Dimensionality reduction algorithms compress high-dimensional vectors while maintaining their


relationships. The first and second principal components in the above graph preserved the
semantic connections between words, revealing their relationships.

For resources on PCA and other dimensionality reduction methods, check the
recommended material listed on the book’s wiki.

Word embeddings capture the meaning of words and their relationships to other words. They are
fundamental to many natural language processing (NLP) tasks. Neural language models, for
example, encode documents as matrices of word embeddings. Each row corresponds to a word’s
embedding vector, and its position reflects the word’s position in the document.

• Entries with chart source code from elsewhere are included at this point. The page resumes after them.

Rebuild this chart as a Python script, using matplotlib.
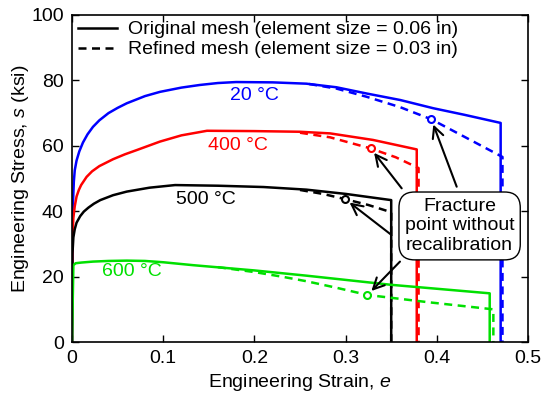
import matplotlib
matplotlib.use("Agg")
import matplotlib.pyplot as plt

plt.rcParams['font.family'] = ['Liberation Sans', 'DejaVu Sans']
plt.rcParams['mathtext.fontset'] = 'custom'
plt.rcParams['mathtext.it'] = 'Liberation Sans:italic'
plt.rcParams['mathtext.rm'] = 'Liberation Sans'

# stress-strain curves (strain in in/in, stress in ksi)
t20_strain = [0, 0.0005, 0.001, 0.002, 0.003, 0.005, 0.008, 0.012, 0.017, 0.023, 0.03, 0.04,
              0.05, 0.06, 0.08, 0.0965, 0.12, 0.14, 0.16, 0.18, 0.22, 0.257, 0.29, 0.323,
              0.36, 0.396, 0.43, 0.47, 0.47]
t20_stress = [0, 35, 42, 49, 52.5, 55.5, 58.3, 61, 63.5, 65.8, 67.8, 70,
              71.6, 73, 75.2, 76.5, 77.8, 78.6, 79.2, 79.5, 79.4, 79.0, 77.9, 76.0,
              74.0, 71.5, 69.5, 67.0, 0]
t20_ref_strain = [0.26, 0.29, 0.323, 0.36, 0.394, 0.43, 0.472, 0.472]
t20_ref_stress = [78.9, 77.5, 75.0, 71.8, 68.1, 62.8, 56.6, 0]

t400_strain = [0, 0.0005, 0.0015, 0.003, 0.005, 0.0075, 0.01, 0.016, 0.022, 0.03, 0.045,
               0.058, 0.071, 0.0965, 0.12, 0.148, 0.2, 0.25, 0.283, 0.33, 0.378, 0.378]
t400_stress = [0, 32, 38, 41.5, 44.5, 46.5, 48, 50.5, 52.2, 53.8, 55.9,
               57.4, 58.7, 61.3, 63.2, 64.6, 64.5, 64.3, 63.8, 61.8, 58.9, 0]
t400_ref_strain = [0.25, 0.283, 0.3275, 0.355, 0.38, 0.38]
t400_ref_stress = [64.0, 62.6, 59.2, 56.5, 53.2, 0]

t500_strain = [0, 0.0005, 0.0015, 0.003, 0.005, 0.009, 0.013, 0.018, 0.024, 0.031, 0.045,
               0.06, 0.085, 0.113, 0.16, 0.21, 0.257, 0.3, 0.35, 0.35]
t500_stress = [0, 27, 32, 34.5, 36.5, 38.5, 39.9, 41.1, 42.3, 43.4, 44.9,
               46.0, 47.2, 48.0, 47.8, 47.4, 46.6, 45.3, 43.4, 0]
t500_ref_strain = [0.25, 0.275, 0.2995, 0.325, 0.35, 0.35]
t500_ref_stress = [46.5, 45.3, 43.7, 41.9, 39.7, 0]

t600_strain = [0, 0.0015, 0.004, 0.01, 0.023, 0.04, 0.06, 0.08, 0.1, 0.133, 0.2, 0.257,
               0.35, 0.458, 0.458]
t600_stress = [0, 23.5, 24.1, 24.3, 24.6, 24.8, 24.9, 24.8, 24.4, 23.5, 21.9, 20.3,
               17.5, 14.9, 0]
t600_ref_strain = [0.16, 0.2, 0.23, 0.257, 0.29, 0.324, 0.39, 0.462, 0.462]
t600_ref_stress = [22.9, 21.4, 20.0, 18.6, 16.6, 14.4, 12.2, 10.0, 0]

# fracture points of the refined mesh without recalibration
frac_strain = [0.394, 0.3275, 0.2995, 0.324]
frac_stress = [68.1, 59.2, 43.7, 14.4]

colors = ['#0000ff', '#ff0000', '#000000', '#00e000']
labels = ['20 °C', '400 °C', '500 °C', '600 °C']
label_pos = [(0.2, 75.5), (0.182, 60), (0.147, 43.7), (0.066, 21.6)]

fig = plt.figure(figsize=(5.43, 4.01), dpi=100)
ax = fig.add_axes([0.1326, 0.147, 0.8398, 0.8156])

curves = [(t20_strain, t20_stress, t20_ref_strain, t20_ref_stress),
          (t400_strain, t400_stress, t400_ref_strain, t400_ref_stress),
          (t500_strain, t500_stress, t500_ref_strain, t500_ref_stress),
          (t600_strain, t600_stress, t600_ref_strain, t600_ref_stress)]

for (xs, ys, xr, yr), c in zip(curves, colors):
    ax.plot(xs, ys, color=c, lw=1.8, solid_joinstyle='round')
    ax.plot(xr, yr, color=c, lw=1.8, ls=(0, (3.2, 2.2)))

for x, y, c in zip(frac_strain, frac_stress, colors):
    ax.plot(x, y, 'o', ms=5, mfc='white', mec=c, mew=1.5, zorder=5)

for lab, (x, y), c in zip(labels, label_pos, colors):
    ax.text(x, y, lab, color=c, fontsize=14, ha='center', va='center')

# legend entries
ax.plot([], [], color='k', lw=1.8, label='Original mesh (element size = 0.06 in)')
ax.plot([], [], color='k', lw=1.8, ls=(0, (3.2, 2.2)),
        label='Refined mesh (element size = 0.03 in)')
ax.legend(loc='upper left', frameon=False, fontsize=14, handlelength=2.0,
          borderaxespad=0.0, borderpad=0.3, labelspacing=0.12, handletextpad=0.6)

# arrows from the callout box to each fracture point
tails = [(0.4218, 47.5), (0.3615, 47.0), (0.3505, 32.7), (0.3596, 24.6)]
for (tx, ty), x, y in zip(tails, frac_strain, frac_stress):
    ax.annotate('', xy=(x, y), xytext=(tx, ty),
                arrowprops=dict(arrowstyle='->', lw=1.5, color='k',
                                shrinkA=0, shrinkB=4, mutation_scale=20))

ax.text(0.425, 35.5, 'Fracture\npoint without\nrecalibration', fontsize=14,
        ha='center', va='center', linespacing=1.2, zorder=10,
        bbox=dict(boxstyle='round,pad=0.3,rounding_size=0.8', fc='white', ec='k', lw=1))

ax.set_xlim(0, 0.5)
ax.set_ylim(0, 100)
ax.set_xticks([0, 0.1, 0.2, 0.3, 0.4, 0.5])
ax.set_xticklabels(['0', '0.1', '0.2', '0.3', '0.4', '0.5'])
ax.set_yticks([0, 20, 40, 60, 80, 100])
ax.tick_params(direction='in', top=True, right=True, length=5, width=1,
               labelsize=14, pad=6)
for s in ax.spines.values():
    s.set_linewidth(1.2)
ax.set_xlabel('Engineering Strain, $e$', fontsize=14, labelpad=3)
ax.set_ylabel('Engineering Stress, $s$ (ksi)', fontsize=14, labelpad=0)

fig.savefig('out.png', dpi=100)
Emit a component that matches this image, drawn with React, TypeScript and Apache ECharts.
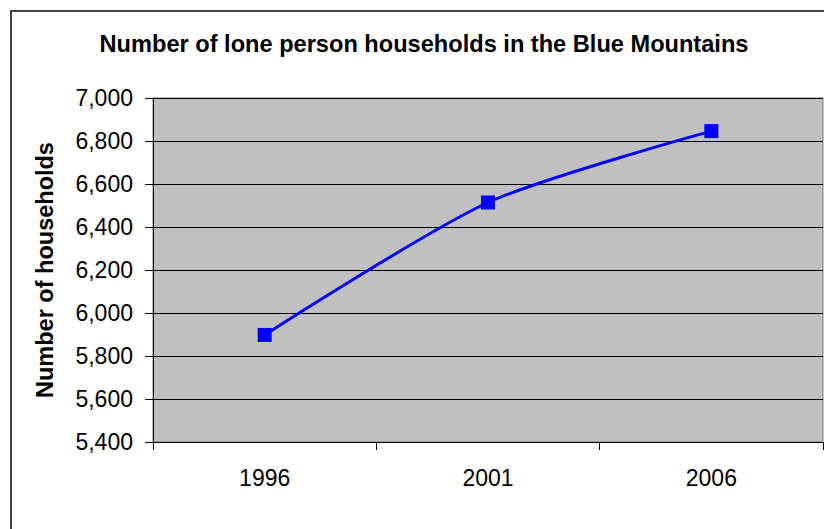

The discovery that word2vec embeddings support meaningful arithmetic operations


(like “king − man + woman ≈ queen”) was a pivotal moment, revealing that neural
networks could encode semantic relationships in a mathematical space where vector
operations produced changes in word meaning. This made the invention of neural
networks capable of doing complex math on words, like large language models do, only
a matter of time.

Modern language models, though, often use subwords—tokens smaller than complete words.
Before moving on to language models—the main topic of this book—let’s first examine byte-pair
encoding, a widely used subword tokenization method.

2.3. Byte-Pair Encoding


Byte-pair encoding (BPE) is a tokenization algorithm that addresses the challenges of handling
out-of-vocabulary words by breaking words into smaller units called subwords.

Initially a data compression technique, BPE was adapted for NLP by treating words as sequences
of characters. It merges the most frequent symbol pairs—characters or subwords—into new
subword units. This continues until the vocabulary reaches the target size.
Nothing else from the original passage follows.